# Written task
Copy every line in the records below that contains the word "Python".

# Records for processing
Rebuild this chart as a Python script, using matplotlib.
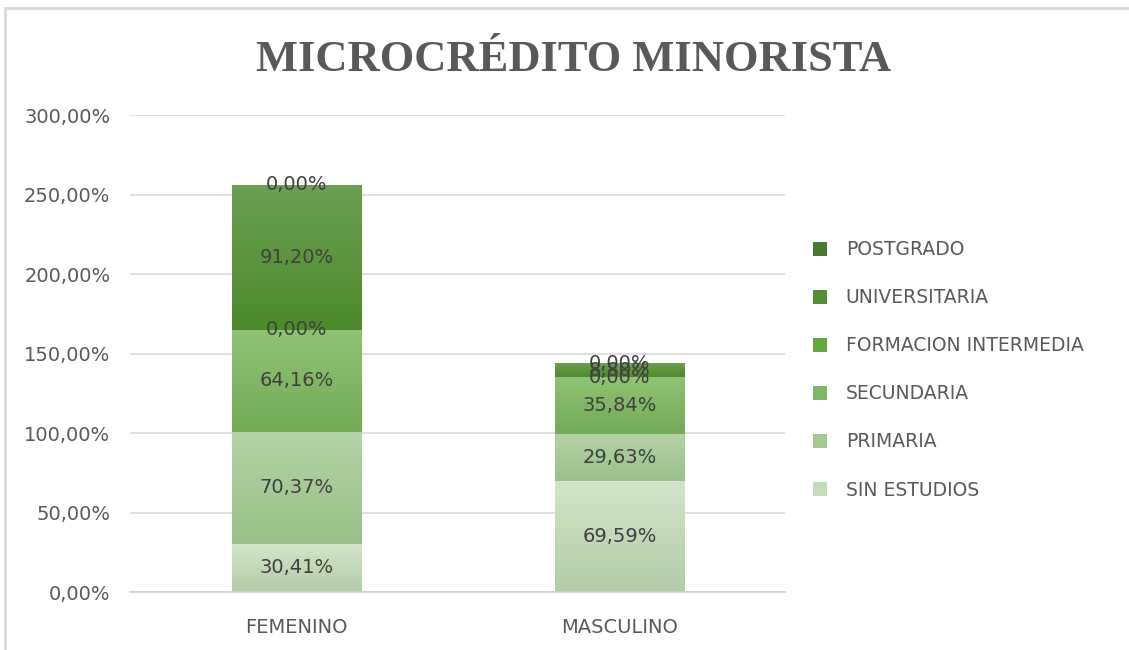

--

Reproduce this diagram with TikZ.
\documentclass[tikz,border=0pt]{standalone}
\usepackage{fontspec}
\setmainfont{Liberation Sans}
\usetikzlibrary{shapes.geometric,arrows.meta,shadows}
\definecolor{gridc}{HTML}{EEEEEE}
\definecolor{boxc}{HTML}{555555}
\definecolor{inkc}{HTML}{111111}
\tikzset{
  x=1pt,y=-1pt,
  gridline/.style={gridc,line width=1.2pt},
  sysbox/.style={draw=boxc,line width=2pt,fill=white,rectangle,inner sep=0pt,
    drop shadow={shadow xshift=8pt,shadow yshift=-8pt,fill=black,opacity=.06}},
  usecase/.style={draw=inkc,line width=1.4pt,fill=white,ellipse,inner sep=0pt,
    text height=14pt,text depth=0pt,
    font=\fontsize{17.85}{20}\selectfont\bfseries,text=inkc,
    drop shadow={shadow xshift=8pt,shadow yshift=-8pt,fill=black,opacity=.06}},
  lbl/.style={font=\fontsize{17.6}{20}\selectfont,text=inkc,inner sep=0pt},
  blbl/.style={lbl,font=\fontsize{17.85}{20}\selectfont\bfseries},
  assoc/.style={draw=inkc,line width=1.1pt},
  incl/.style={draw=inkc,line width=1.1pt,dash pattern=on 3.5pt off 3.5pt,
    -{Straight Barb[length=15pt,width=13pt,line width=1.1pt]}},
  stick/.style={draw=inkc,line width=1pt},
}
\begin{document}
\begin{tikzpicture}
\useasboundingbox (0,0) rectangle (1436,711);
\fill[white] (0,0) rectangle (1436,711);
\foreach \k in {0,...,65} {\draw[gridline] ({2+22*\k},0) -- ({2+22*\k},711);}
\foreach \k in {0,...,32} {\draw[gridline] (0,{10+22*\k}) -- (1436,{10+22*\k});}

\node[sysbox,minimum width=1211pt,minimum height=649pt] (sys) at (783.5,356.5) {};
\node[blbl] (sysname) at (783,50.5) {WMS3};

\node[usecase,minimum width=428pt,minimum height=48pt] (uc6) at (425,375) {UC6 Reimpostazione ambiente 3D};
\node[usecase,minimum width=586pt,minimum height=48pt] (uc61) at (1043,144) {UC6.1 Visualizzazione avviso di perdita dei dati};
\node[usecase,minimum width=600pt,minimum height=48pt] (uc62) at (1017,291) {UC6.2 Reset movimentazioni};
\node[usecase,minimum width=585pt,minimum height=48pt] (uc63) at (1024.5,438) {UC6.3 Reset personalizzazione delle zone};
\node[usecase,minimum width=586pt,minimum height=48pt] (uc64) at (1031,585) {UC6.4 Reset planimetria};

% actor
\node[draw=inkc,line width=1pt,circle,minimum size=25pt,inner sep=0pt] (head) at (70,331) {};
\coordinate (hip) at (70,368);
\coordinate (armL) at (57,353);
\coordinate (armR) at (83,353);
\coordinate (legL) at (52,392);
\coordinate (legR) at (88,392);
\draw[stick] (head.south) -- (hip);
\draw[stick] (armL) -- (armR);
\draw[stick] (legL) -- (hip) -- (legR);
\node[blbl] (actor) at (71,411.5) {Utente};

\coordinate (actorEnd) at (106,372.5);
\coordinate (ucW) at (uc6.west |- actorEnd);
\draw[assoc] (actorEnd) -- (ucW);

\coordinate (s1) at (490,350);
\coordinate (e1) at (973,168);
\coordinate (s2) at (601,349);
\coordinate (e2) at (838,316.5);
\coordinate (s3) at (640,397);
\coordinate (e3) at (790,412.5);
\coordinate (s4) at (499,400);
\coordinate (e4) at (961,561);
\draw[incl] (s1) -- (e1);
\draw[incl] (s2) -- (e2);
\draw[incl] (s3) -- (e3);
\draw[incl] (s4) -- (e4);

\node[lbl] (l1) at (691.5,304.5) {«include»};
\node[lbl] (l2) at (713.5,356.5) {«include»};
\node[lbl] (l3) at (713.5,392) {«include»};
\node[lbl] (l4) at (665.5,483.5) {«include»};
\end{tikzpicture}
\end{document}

--

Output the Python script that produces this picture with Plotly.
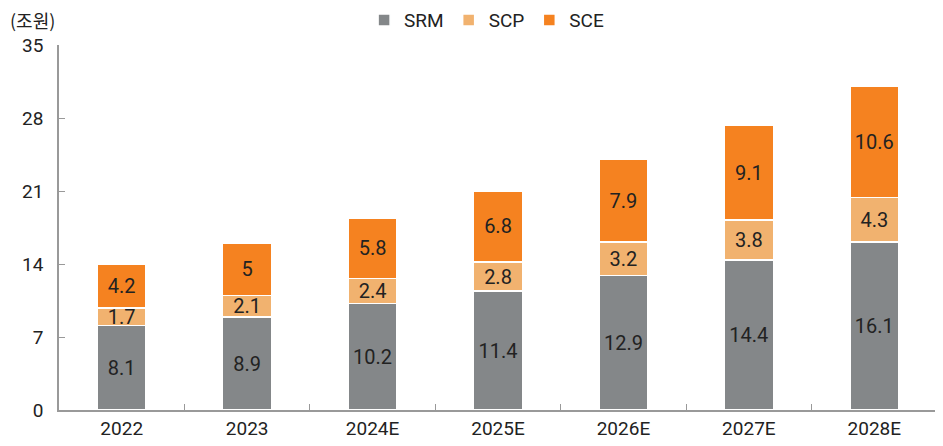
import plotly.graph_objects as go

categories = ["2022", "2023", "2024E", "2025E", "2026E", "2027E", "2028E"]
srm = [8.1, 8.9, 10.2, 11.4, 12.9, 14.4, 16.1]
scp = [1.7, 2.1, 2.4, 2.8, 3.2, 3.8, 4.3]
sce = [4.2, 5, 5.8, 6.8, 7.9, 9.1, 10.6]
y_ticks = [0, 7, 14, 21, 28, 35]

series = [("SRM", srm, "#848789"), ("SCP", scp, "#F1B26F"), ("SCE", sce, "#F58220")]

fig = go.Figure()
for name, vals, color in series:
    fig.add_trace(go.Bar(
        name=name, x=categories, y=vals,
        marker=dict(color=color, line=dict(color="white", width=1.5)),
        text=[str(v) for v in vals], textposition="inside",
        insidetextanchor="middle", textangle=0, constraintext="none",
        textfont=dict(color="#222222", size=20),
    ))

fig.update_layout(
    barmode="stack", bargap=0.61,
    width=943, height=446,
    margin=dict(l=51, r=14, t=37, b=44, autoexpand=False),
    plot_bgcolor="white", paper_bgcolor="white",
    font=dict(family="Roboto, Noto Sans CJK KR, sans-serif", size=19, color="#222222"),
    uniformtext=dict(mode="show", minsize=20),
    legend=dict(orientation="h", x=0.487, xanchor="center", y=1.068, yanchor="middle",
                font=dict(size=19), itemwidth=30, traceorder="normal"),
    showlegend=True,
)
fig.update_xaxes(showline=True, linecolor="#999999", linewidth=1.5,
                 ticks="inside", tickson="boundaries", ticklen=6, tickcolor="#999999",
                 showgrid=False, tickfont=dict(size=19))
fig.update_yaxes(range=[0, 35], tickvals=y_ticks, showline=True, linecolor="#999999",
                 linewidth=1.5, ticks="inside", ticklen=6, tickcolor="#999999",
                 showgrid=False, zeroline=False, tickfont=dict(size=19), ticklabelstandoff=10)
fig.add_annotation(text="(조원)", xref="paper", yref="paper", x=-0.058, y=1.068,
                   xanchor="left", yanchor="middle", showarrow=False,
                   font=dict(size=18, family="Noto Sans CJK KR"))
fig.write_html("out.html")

# Result of the task
Rebuild this chart as a Python script, using matplotlib.
Output the Python script that produces this picture with Plotly.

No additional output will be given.